Na faculdade, o material que escolhi como Laboratório (disciplina de especialização) foi gesso. Na altura, com alguma ingenuidade, escolhi porque alguém me disse que seria importante saber fazer bem moldes para depois poder executar trabalhos com outros materiais mais “finais”. Passei também pela cerâmica, metal, pedra, madeira. Mais tarde, quando montei o atelier em 2020, apercebi-me que, de todos estes materiais que já tinha trabalhado, o único que me apetecia continuar a explorar era o gesso, pela versatilidade da sua plasticidade, pela variedade de técnicas possíveis, pelo reflexo da luz e leveza do branco…
Muitas vezes ouvi que era um material que não era final, mas não podia estar mais em desacordo. Não temos nós muito património em gesso? Nomeadamente os estuques que revestiam paredes e tectos de tantos edifícios. Não descarto a possibilidade de voltar a trabalhar com outros materiais, um dia, mas neste momento, é no gesso que me converto a mim própria em linguagem e encontro o melhor modo de exprimir o espanto que é o mundo e a vida.

 

VPF: Tens novos projectos pensados, Beatriz? E como é sobreviver a tentar ser artista?

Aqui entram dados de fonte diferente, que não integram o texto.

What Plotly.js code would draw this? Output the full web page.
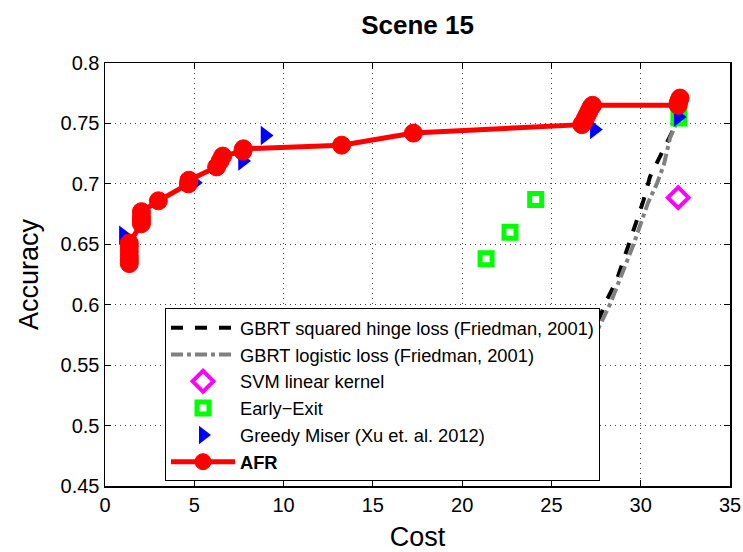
<!DOCTYPE html>
<html>
<head>
<meta charset="utf-8">
<script src="https://cdn.plot.ly/plotly-3.0.1.min.js"></script>
<style>html,body{margin:0;padding:0;background:#fff}#chart{width:743px;height:552px}</style>
</head>
<body>
<div id="chart"></div>
<script>
// ---- data ----
const gbrtHingeCost = [26.6, 27.45, 28.1, 28.65, 29.4, 30.15, 30.52, 31.08, 31.73, 32.1];
const gbrtHingeAcc  = [0.550, 0.580, 0.604, 0.620, 0.653, 0.686, 0.706, 0.722, 0.742, 0.755];

const gbrtLogCost = [26.7, 27.45, 28.3, 29.0, 29.6, 30.4, 30.9, 31.3, 31.64, 32.05];
const gbrtLogAcc  = [0.550, 0.575, 0.601, 0.628, 0.650, 0.684, 0.700, 0.716, 0.738, 0.752];

const svmCost = [32.1];
const svmAcc  = [0.6886];

const earlyExitCost = [21.34, 22.68, 24.12, 32.14];
const earlyExitAcc  = [0.638, 0.660, 0.687, 0.7545];

const greedyCost = [1.03, 5.0, 7.7, 8.96, 27.4, 32.1];
const greedyAcc  = [0.6575, 0.701, 0.719, 0.740, 0.745, 0.7553];

const afrCost = [1.36, 1.36, 1.36, 1.36, 1.36, 1.36, 2.04, 2.04, 2.04, 2.04, 2.99, 4.67, 4.70,
                 6.25, 6.45, 6.59, 7.72, 7.75, 13.25, 17.27,
                 26.7, 26.8, 26.9, 27.0, 27.1, 27.2, 27.3, 32.1, 32.1, 32.15, 32.2];
const afrAcc  = [0.634, 0.637, 0.640, 0.644, 0.648, 0.651, 0.667, 0.670, 0.673, 0.677, 0.686, 0.700, 0.703,
                 0.714, 0.719, 0.723, 0.727, 0.729, 0.732, 0.742,
                 0.749, 0.751, 0.754, 0.757, 0.760, 0.763, 0.765, 0.765, 0.767, 0.769, 0.771];

const chartTitle = 'Scene 15';
const xLabel = 'Cost';
const yLabel = 'Accuracy';
const xTicks = [0, 5, 10, 15, 20, 25, 30, 35];
const yTicks = [0.45, 0.5, 0.55, 0.6, 0.65, 0.7, 0.75, 0.8];
const yTickText = ['0.45', '0.5', '0.55', '0.6', '0.65', '0.7', '0.75', '0.8'];

const FONT = 'Liberation Sans, Arial, Helvetica, sans-serif';

const traces = [
  {x: gbrtHingeCost, y: gbrtHingeAcc, mode: 'lines', name: 'GBRT squared hinge loss (Friedman, 2001)',
   line: {color: '#000000', width: 4, dash: 'dash'}},
  {x: gbrtLogCost, y: gbrtLogAcc, mode: 'lines', name: 'GBRT logistic loss (Friedman, 2001)',
   line: {color: '#808080', width: 4, dash: 'dashdot'}},
  {x: svmCost, y: svmAcc, mode: 'markers', name: 'SVM linear kernel',
   marker: {symbol: 'diamond-open', size: 16, color: '#ff00ff', line: {color: '#ff00ff', width: 4}}},
  {x: earlyExitCost, y: earlyExitAcc, mode: 'markers', name: 'Early\u2212Exit',
   marker: {symbol: 'square-open', size: 12, color: '#00ff00', line: {color: '#00ff00', width: 5}}},
  {x: greedyCost, y: greedyAcc, mode: 'markers', name: 'Greedy Miser (Xu et. al. 2012)',
   marker: {symbol: 'triangle-right', size: 17, color: '#0000ff', line: {width: 0}}},
  {x: afrCost, y: afrAcc, mode: 'lines+markers', name: '<b>AFR</b>',
   line: {color: '#ff0000', width: 5},
   marker: {symbol: 'circle', size: 18, color: '#ff0000', line: {color: '#ff0000', width: 1}}}
];

const axisCommon = {
  showline: true, linecolor: '#000', linewidth: 1.5, mirror: 'ticks',
  ticks: 'inside', ticklen: 6, tickwidth: 1, tickcolor: '#000',
  showgrid: true, gridcolor: '#444', gridwidth: 1, griddash: '1px,4px',
  zeroline: false, tickfont: {family: FONT, size: 20, color: '#000'}
};

const layout = {
  width: 743, height: 552,
  paper_bgcolor: '#fff', plot_bgcolor: '#fff',
  margin: {l: 105, r: 13, t: 63, b: 66},
  title: {text: '<b>' + chartTitle + '</b>', font: {family: FONT, size: 26, color: '#000'},
          x: 0.562, xref: 'container', xanchor: 'center', y: 0.955, yref: 'container', yanchor: 'middle'},
  xaxis: Object.assign({}, axisCommon, {
    range: [0, 35], tickvals: xTicks, ticktext: xTicks.map(String),
    title: {text: xLabel, font: {family: FONT, size: 27, color: '#000'}, standoff: 14}
  }),
  yaxis: Object.assign({}, axisCommon, {
    range: [0.45, 0.8], tickvals: yTicks, ticktext: yTickText,
    title: {text: yLabel, font: {family: FONT, size: 27, color: '#000'}, standoff: 14}
  }),
  showlegend: true,
  legend: {
    x: 0.096, xanchor: 'left', y: 0.42, yanchor: 'top',
    bgcolor: '#fff', bordercolor: '#000', borderwidth: 1,
    font: {family: FONT, size: 18.3, color: '#000'},
    itemwidth: 64, traceorder: 'normal'
  }
};

Plotly.newPlot('chart', traces, layout, {displayModeBar: false, staticPlot: true});
</script>
</body>
</html>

BR: Sim, mas ainda estão em gestação.
No meu processo de trabalho é essencial um bom equilíbrio entre os momentos mais isolados de pesquisa e criação no atelier e outros mais colectivos, desenvolvo muito trabalho comunitário de proximidade. Ouvir histórias de quem é diferente de mim é o meu modo de conhecer o mundo e aquilo que me move no trabalho artístico.
Sobreviver como artista é como sobreviver a tudo. Como em todas as coisas que fazemos precisamos de crescer e amadurecer nelas. Temos de definir um caminho, estar atentos ao que nos rodeia e reagir. É uma construção, como tudo. E como tudo o que não está feito é, primeiro, difícil e, depois, vai-se fazendo até nos surpreendermos com o a que chegamos e no fim até parece fácil, isto é, está feito.